What we have is a reservoir of vital equipment to save lives.  However, Trump and our federal government are using their own discretion that is not based on the needs of our communities.  Even our local responders, such a police officer and fire units, are dying as they try to manage the outbreak.  Our medical staff and scientists are sacrificing their lives for the betterment of our communities and our country, yet our political leaders do they hear our experts.  Our essential staff, many of whom are located in communities of color and working-class communities, are risking everything without access to adequate equipment or universal healthcare if they are infected. 

If we do not receive the equipment, we will all no longer be able to breathe as the virus has spread rapidly not only in New York City but across so many corners of the United States.  Garner’s plea that he couldn’t breathe was indeed a moment where he spoke truth to power.  His death tells us the truth that anti-black racism is just one part of the larger system of racism, indigenous dispossession, increased incarceration, profit and exploitation, health disparities, homophobia, transphobia, and misogyny.  The state actively monitors who breathes and who cannot breathe.  It is clear that our state does not have a commitment or practice of serving all its people. 
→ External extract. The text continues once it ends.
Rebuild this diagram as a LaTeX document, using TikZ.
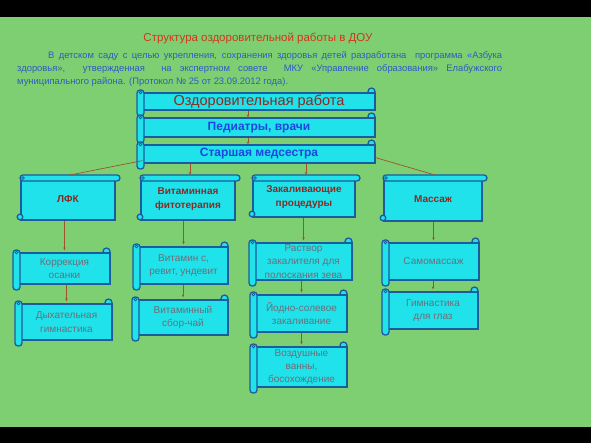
\documentclass[tikz,border=0pt]{standalone}
\usepackage{fontspec}
\setmainfont{Liberation Sans}
\usetikzlibrary{arrows.meta,calc}
\definecolor{bgc}{HTML}{7ECF72}
\definecolor{boxc}{HTML}{20E2EA}
\definecolor{bord}{HTML}{1A5C9E}
\definecolor{titc}{HTML}{D2361A}
\definecolor{parc}{HTML}{2E5BC4}
\definecolor{linec}{HTML}{A0522D}
\definecolor{darkred}{HTML}{8A2A22}
\definecolor{bluet}{HTML}{1F45E0}
\definecolor{grayt}{HTML}{6E6E78}
\tikzset{
  sbord/.style={draw=bord, line width=1.3pt},
  sbody/.style={draw=bord, fill=boxc, line width=1.3pt, inner sep=1pt, align=center},
  conn/.style={draw=linec, line width=0.7pt, -{Stealth[length=3pt,width=2.5pt]}},
  diag/.style={draw=linec, line width=0.7pt},
  toptext/.style={font=\fontsize{14.5}{16}\selectfont, text=darkred},
  midtext/.style={font=\fontsize{12}{14}\selectfont\bfseries, text=bluet},
  rowtwo/.style={font=\fontsize{10}{14}\selectfont\bfseries, text=darkred},
  lowtext/.style={font=\fontsize{10}{13.3}\selectfont, text=grayt}
}
% type B scroll: vertical roll at left, curl at top right
% #1 name, #2 x1, #3 y1, #4 x2, #5 y2 (body), #6 style, #7 text
\newcommand\scrollB[7]{%
  \draw[sbord, fill=boxc] ({#4-3.5},{#3-1.5}) circle[radius=3.5];
  \node[sbody, minimum width={#4-#2}, minimum height={#5-#3}, #6] (#1) at ({(#2+#4)/2},{(#3+#5)/2}) {#7};
  \draw[sbord, fill=boxc, rounded corners=3] ({#2-6},{#3-3}) rectangle ({#2+1},{#5+6});
  \draw[sbord, line width=0.8pt] ({#2-2.5},{#3-0.5}) circle[radius=1.4];
}
% type A scroll: roll on top, curl at bottom left
% #1 name, #2 x1, #3 y1 (roll top), #4 x2 (roll right), #5 y2 (body bottom), #6 style, #7 text
\newcommand\scrollA[7]{%
  \node[sbody, minimum width={#4-#2-6}, minimum height={#5-#3-3}, #6] (#1) at ({(#2+#4-6)/2+1},{(#3+3+#5)/2}) {#7};
  \draw[sbord, fill=boxc, rounded corners=3] (#2,#3) rectangle (#4,{#3+6});
  \draw[sbord, line width=0.8pt] ({#2+3},{#3+3}) circle[radius=1.4];
  \draw[sbord, fill=boxc] ({#2},{#5-3}) circle[radius=2.8];
  \coordinate (#1t) at ({(#2+#4)/2},#3);
}
\begin{document}
\begin{tikzpicture}[x=1pt,y=-1pt]
\useasboundingbox (0,0) rectangle (591,443);
\fill[black] (0,0) rectangle (591,443);
\fill[bgc] (0,17) rectangle (591,427);

\node[font=\fontsize{11.5}{13}\selectfont, text=titc] (title) at (258,38) {Структура оздоровительной работы в ДОУ};
\node[anchor=north west, inner sep=0pt, text=parc, font=\fontsize{9.4}{13}\selectfont] (par) at (17,51)
 {\parbox{485pt}{\parindent=31pt\indent В детском саду с целью укрепления, сохранения здоровья детей разработана \ программа «Азбука\linebreak
 здоровья», \ утвержденная \ на экспертном совете \ МКУ «Управление образования» Елабужского\linebreak
 муниципального района. (Протокол № 25 от 23.09.2012 года).}};

% top boxes
\scrollB{n1}{143}{93}{375}{110}{toptext}{Оздоровительная работа}
\scrollB{n2}{143}{118}{375}{137}{midtext}{Педиатры, врачи}
\scrollB{n3}{143}{145}{375}{163}{midtext}{Старшая медсестра}

% row 2
\scrollA{a1}{20}{175}{120}{220}{rowtwo}{ЛФК}
\scrollA{a2}{140}{175}{240}{220}{rowtwo}{Витаминная\\фитотерапия}
\scrollA{a3}{252}{175}{360}{217}{rowtwo}{Закаливающие\\процедуры}
\scrollA{a4}{383}{175}{487}{221}{rowtwo}{Массаж}

% row 3
\scrollB{b1}{19}{253}{110}{284}{lowtext}{Коррекция\\осанки}
\scrollB{b2}{139}{247}{228}{284}{lowtext}{Витамин с,\\ревит, ундевит}
\scrollB{b3}{255}{243}{352}{280}{lowtext}{Раствор\\закалителя для\\полоскания зева}
\scrollB{b4}{388}{243}{479}{280}{lowtext}{Самомассаж}

% row 4
\scrollB{c1}{21}{304}{112}{340}{lowtext}{Дыхательная\\гимнастика}
\scrollB{c2}{138}{300}{228}{335}{lowtext}{Витаминный\\сбор-чай}
\scrollB{c3}{256}{295}{347}{332}{lowtext}{Йодно-солевое\\закаливание}
\scrollB{c4}{388}{292}{478}{329}{lowtext}{Гимнастика\\для глаз}

% row 5
\scrollB{d1}{256}{347}{347}{387}{lowtext}{Воздушные\\ванны,\\босохождение}

% connectors
\draw[conn] ([xshift=-11pt]n1.south) -- ([xshift=-11pt]n2.north);
\draw[conn] ([xshift=-11pt]n2.south) -- ([xshift=-11pt]n3.north);
\draw[diag] ([yshift=3pt]n3.south west) -- (a1t);
\draw[diag] ([yshift=6pt]n3.south east) -- (a4t);
\draw[conn] (a2t |- n3.south) -- (a2t);
\draw[conn] (a3t |- n3.south) -- (a3t);

\draw[conn] (b1.north |- a1.south) -- ([yshift=2pt]b1.north);
\draw[conn] (b2.north |- a2.south) -- ([yshift=2pt]b2.north);
\draw[conn] (b3.north |- a3.south) -- ([yshift=2pt]b3.north);
\draw[conn] (b4.north |- a4.south) -- ([yshift=2pt]b4.north);

\draw[conn] (c1.north |- b1.south) -- ([yshift=2pt]c1.north);
\draw[conn] (c2.north |- b2.south) -- ([yshift=2pt]c2.north);
\draw[conn] (c3.north |- b3.south) -- ([yshift=2pt]c3.north);
\draw[conn] (c4.north |- b4.south) -- ([yshift=2pt]c4.north);

\draw[conn] (d1.north |- c3.south) -- ([yshift=2pt]d1.north);
\end{tikzpicture}
\end{document}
Our lives are not choices of someone else’s choosing.  Our lives are a necessity, a necessity of our choosing.  We can’t breathe.  Our lives and our deaths are not to be under the control of the racist state.  We can’t breathe.  Let us embrace “We can’t breathe” as the mantra, plea, and demand that we want air.  Breathing is our human right, not one dictated by states.  Send the supplies needed so that our lungs can expand, our voices rise, and we are alive to support others. 

We can’t breathe.  Living in the United States, where political authority is somewhat decentralized and there are checks and balances between federal power and local and state power, let us empower ourselves at the bottom, so that we do not have to beg soulless, heartless, selfish leaders for our own air.  Call your local political officers, Congressional leaders, mayors, and governors and demand that they listen to the voice of the people while we still have air in our lungs.  Tell them to form a strong political bloc that will work for the people and put the Executive Branch of the President and his allies on the side of community and justice.  It is time to reach out and demand from our local leaders to demand more from Trump and our political leaders.  We can’t breathe.  It is time to take a deep breath and demand more.  We want to and need to breathe.  Without our breath, there will not be the breadth of talents, skills, passions, and wisdom that will move our world to a better place.  Our society will fall apart at all its seams if we can’t breathe.    

Stanley Thangaraj is an Assistant Professor of Anthropology, Gender Studies, and International Studies at the City College of New York (CUNY).  His interests are at the intersections of race, gender, sexuality, and citizenship.  His monograph Desi Hoop Dreams: Pickup Basketball and the Making of Asian American Masculinity (NYU Press, 2015) looks at the relationship between race and gender in co-ethnic-only South Asian American sporting cultures.  His newest research is on Kurdish America which received the 2015 American Studies Association “Comparative Ethnic Studies” award.  He will be working on the ways that diasporic Kurds in the United States address nation-state violence on transnational scales, offer counter-narratives to state histories, bind Kurdish-ness in relation to ethnic others, and manage the global war on terror.